Nesta recusa de Jesus está contida toda a assunção da pobreza como lógica de abaixamento, de humildade: «Ele que era rico fez-se pobre por nós», «aquele que estava na condição de Deus despojou-se até se tornar escravo». Sabemos o que Jesus disse depois de ter atravessado esta tentação: «Não podeis servir Deus e o dinheiro». Eis porque a Palavra de Deus invocada por Jesus como mandamento radical e definitivo é: «Adorarás o Senhor Deus teu, e a Ele só prestarás serviço» (Deuteronómio 6, 13). Desta forma Jesus deixa-nos também um rasto a seguir quando somos tentados. Ao surgir a tentação não se deve entrar em diálogo com Satanás, não se deve hesitar na escuta das seduções, mesmo confiando na própria força. Não, é preciso somente recorrer à Palavra de Deus, invocar o Senhor, não ceder a nenhum diálogo com o mal, mas afastar o tentador com a força de Deus. É assim que Jesus expulsa o demónio («vai-te, Satanás!»), qual vencedor do mal e das tentações; e fá-lo atravessando-as, para ser capaz de «ter compaixão, de sofrer connosco as nossas fraquezas». Precisamente como se lê na vida de António, o pai dos monges. Exaurido pela luta vitoriosa contra as tentações, ele vê o Senhor num raio de luz e pergunta-lhe: «Onde estavas? Porque não apareceste desde o início para pôr fim aos meus sofrimentos?». E dele ouve a resposta: «António, estava aqui a lutar contigo».


Enzo Bianchi 
In "Monastero di Bose" 
Trad.: SNPC 

Publicado aqui em 02.03.2017

2 comentários:

Anónimo disse...


"libido amandi", "libido dominandi" e "libido possidendi", o texto discorre sobre as expressões, radicando o seu significado nos cânones interpretativos da igreja ao longo dos tempos. O que nos remete para o paradoxo do formato da estrutura organizacional da igreja simbolizada no vaticano...?

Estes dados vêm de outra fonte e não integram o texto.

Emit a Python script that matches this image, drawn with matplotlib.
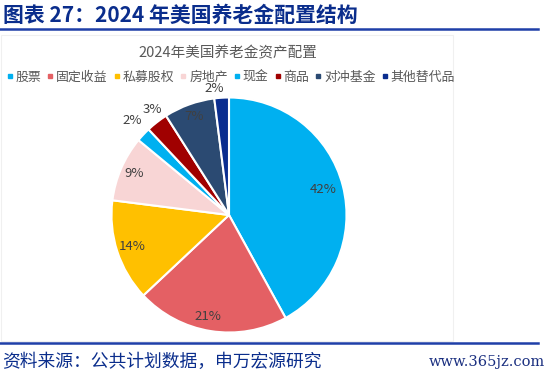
import matplotlib
matplotlib.use("Agg")
import matplotlib.pyplot as plt
from matplotlib.lines import Line2D
from matplotlib.patches import Rectangle
import numpy as np

plt.rcParams['font.family'] = ['Noto Sans CJK SC', 'DejaVu Sans']

categories = ['股票', '固定收益', '私募股权', '房地产', '现金', '商品', '对冲基金', '其他替代品']
values = [42, 21, 14, 9, 2, 3, 7, 2]
labels = ['42%', '21%', '14%', '9%', '2%', '3%', '7%', '2%']
colors = ['#00B0F0', '#E46064', '#FFC000', '#F8D5D5', '#00B0F0', '#A00000', '#2B4A72', '#0A2D8F']
label_radius = [0.83, 0.88, 0.87, 0.88, 1.15, 1.11, 0.89, 1.08]
label_angle_shift = [1, -3, 0, 0, -1, -2, 0, 3]

W, H = 550, 377
fig = plt.figure(figsize=(W / 100, H / 100), dpi=100)
fig.patch.set_facecolor('white')

def fx(x):
    return x / W

def fy(y):
    return 1 - y / H

blue = '#0A2D8C'
line_blue = '#1F3FA8'

# Header title
fig.text(fx(3), fy(15), '图表 27：2024 年美国养老金配置结构', fontsize=15, fontweight='bold',
         color=blue, ha='left', va='center')
fig.add_artist(Line2D([fx(0), fx(538)], [fy(29), fy(29)], color=line_blue, lw=1.8))
fig.add_artist(Line2D([fx(0), fx(538)], [fy(342.5), fy(342.5)], color=line_blue, lw=1.8))

# faint chart area border
fig.add_artist(Rectangle((fx(1), fy(341)), fx(453) - fx(1), fy(35) - fy(341),
                         fill=False, edgecolor='#F0F0F0', lw=0.8))

# chart title
fig.text(fx(228), fy(53), '2024年美国养老金资产配置', fontsize=10.5, color='#595959',
         ha='center', va='center')

# pie
cx, cy, R = 229, 215, 117.5
ax = fig.add_axes([fx(cx - R), fy(cy + R), 2 * R / W, 2 * R / H])
wedges, _ = ax.pie(values, colors=colors, startangle=90, counterclock=False,
                   wedgeprops=dict(edgecolor='white', linewidth=1.5))
ax.set_xlim(-1, 1)
ax.set_ylim(-1, 1)
ax.set_aspect('equal')
ax.axis('off')
for w, lab, r, sh in zip(wedges, labels, label_radius, label_angle_shift):
    ang = np.deg2rad((w.theta1 + w.theta2) / 2 + sh)
    ax.text(r * np.cos(ang), r * np.sin(ang), lab, ha='center', va='center',
            fontsize=9.5, color='#404040')

# legend
handles = [Line2D([], [], marker='s', linestyle='none', markersize=3,
                  markerfacecolor=c, markeredgecolor=c) for c in colors]
leg = fig.legend(handles, categories, loc='center', bbox_to_anchor=(fx(231), fy(77)),
                 ncol=8, frameon=False, fontsize=9.3, handlelength=0.4, handletextpad=0.26,
                 columnspacing=0.5, borderpad=0, borderaxespad=0)
for t in leg.get_texts():
    t.set_color('#595959')

# source
fig.text(fx(2), fy(362), '资料来源：公共计划数据，申万宏源研究', fontsize=12.8, color=blue,
         ha='left', va='center')
fig.text(fx(545), fy(362), 'www.365jz.com', fontsize=10.5, color='#1A2F80',
         ha='right', va='center', family=['DejaVu Serif'])

fig.savefig('out.png', dpi=100)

É necessário o recurso a outras hermenêuticas, para as quais felizmente o conhecimento e o sentir colectivo e individual se abrem, para que a mensagem de Jesus na sua profundidade e essência permaneça e ecoe na actualidade.

JdB disse...

Obrigado pela sua visita. A estrutura organizacional da ICAR será sempre um desafio à nossa vivência enquanto católicos atentos. Resta-nos acreditar que o mundo - ou "este" mundo, para quem é membro da Igreja - não tende para o caos, mas para a perfeição, como algumas funções tendem para infinito. Nunca lá chegaremos, mas é preciso acreditar que nos aproximamos para que, como disse muito bem, "a mensagem de Jesus na sua profundidade e essência permaneça e ecoe na actualidade." Que assim seja.